One Tea Lounge & Grill - CLOSED

The famous ramen burger isn't the only menu item that flaunts convention here.
Erina Starkey
Published on August 13, 2015
Updated on June 30, 2020

Overview

Masterpiece or monstrosity? Sensation or abomination? Sydney's latest frankenfood, the ramen burger, has divided the nation, or the Night Noodle Markets at the very least. After three years of being a festival favourite, creator and evil genius David Yip decided it was time to give the ramen burger a permanent home, so he opened Japanese fusion restaurant and bar One Tea Lounge and Grill on York Street.

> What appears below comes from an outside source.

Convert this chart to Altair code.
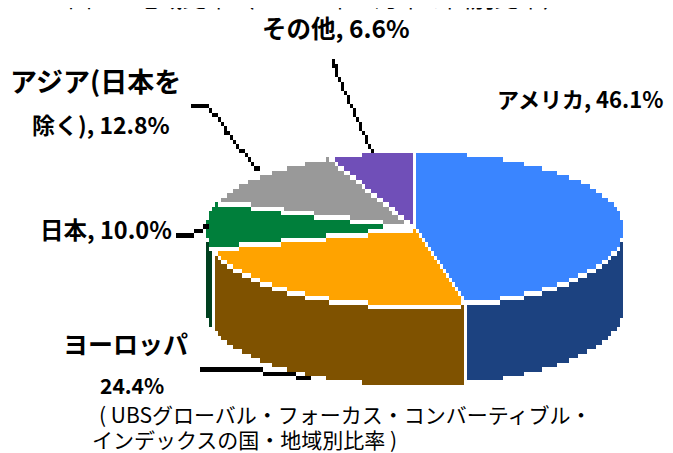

As one may expect from the home of the ramen burger, One Tea Lounge is an eccentric sort of place, with casual lounge chairs and coloured disco lights that make it feel a bit like a karaoke bar or a pumping youth hostel.

Now back to the Ramen Burger, which is why you're all here. Instead of buns, the ramen burger ($13.80) uses two ramen soup-infused noodle cakes, which are moist on the inside and beautifully burnished outside, reminiscent of the delicious crunchy noodles that stick to the bottom of the pan. Inside are your classic burger ingredients: a succulent wagyu beef patty, iceberg lettuce, tomato and a squeeze of kewpie mayonnaise. I can see the appeal and the flavours work, but let's be frank, burgers need bread. I'm also struggling to see the similarity to a steaming hot bowl of Japanese soup. Bring on an egg, a sheet of seaweed and some barbecue pork and I would definitely get on board.

The ramen burger isn't the only menu item that flaunts convention. One Tea Lounge also serves a rice burger ($13.80) and Nagoya-style chicken "lollypops" ($12). There's also a staggering amount of dishes that have been infused with premium matcha green tea, from cocktails to burger buns, hollandaise, mayonnaise, chocolate sauce — it's all green. Even the fries are sprinkled in green tea salt. I'm not sure how matcha more I can handle.

While the Ramen Burger is hogging the limelight, a more deserving ice-cream burger sits in the shadows. The ice cream sliders ($13) come in pairs, so I try a lychee and black sesame, which are topped with red bean paste and sandwiched between piping hot Asian doughnuts. It's actually incredible. It might not have the catchiest name in the joint, but I know which burger I'm coming back for.